TPXimpact Holdings PLC on Tuesday guided further top line and earnings improvements, as it posted a narrowed full-year loss following the reshaping of its business.

The London-based technology-enabled services company reported a pretax loss of £634,000 for the financial year that ended March 31, narrowed from £10.0 million a year earlier.

Revenue grew 1.0% to £78.1 million from £77.3 million, but with the improved bottom line owed to lower costs.

The company reported second half revenue of £41.9 million, representing a 16% sequential uplift on the first half, ‘demonstrating building momentum from contract wins during the year’.

Administrative expenses fell 20% to £25.0 million from £31.3 million, and finance costs were down 38% at £890,000 from £1.4 million.
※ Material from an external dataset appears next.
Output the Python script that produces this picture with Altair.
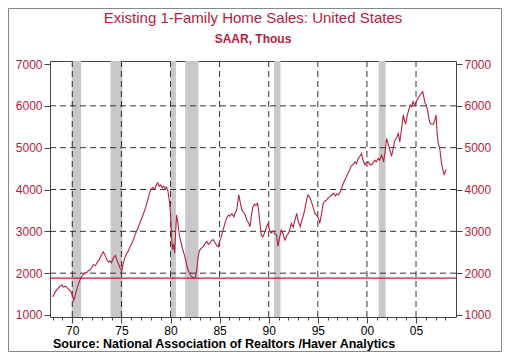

TPXimpact reported positive trading in the new financial year, with £31 million of new business won in the first two months of financial 2027.

Looking ahead to the full year, the company guided ‘healthy’ double-digit revenue growth, as well as adjusted earnings before interest, tax, depreciation and amortisation of not less than £12 million.

For financial 2026, adjusted Ebitda was £8.6 million.

TPXimpact also expects to report an around 1% adjusted Ebitda margin improvement from 11.0%, and sees net debt falling to zero by the end of the period.

Shares in the company were up 6.5% at 65.48 pence on Tuesday afternoon in London.

‘As noted in our April update, I am delighted by the performance of the business during the last financial year, which provides a positive conclusion to our three-year turnaround plan. We have successfully reshaped the business into a more profitable, resilient and cash-generative organisation that is designed with growth in mind,’ said Chief Executive Bjorn Conway.

‘I am excited about the future for TPXimpact - we enter FY27 with a strong business, continued focus on disciplined execution, and an account-centred plan that puts clients at the heart of everything we do.’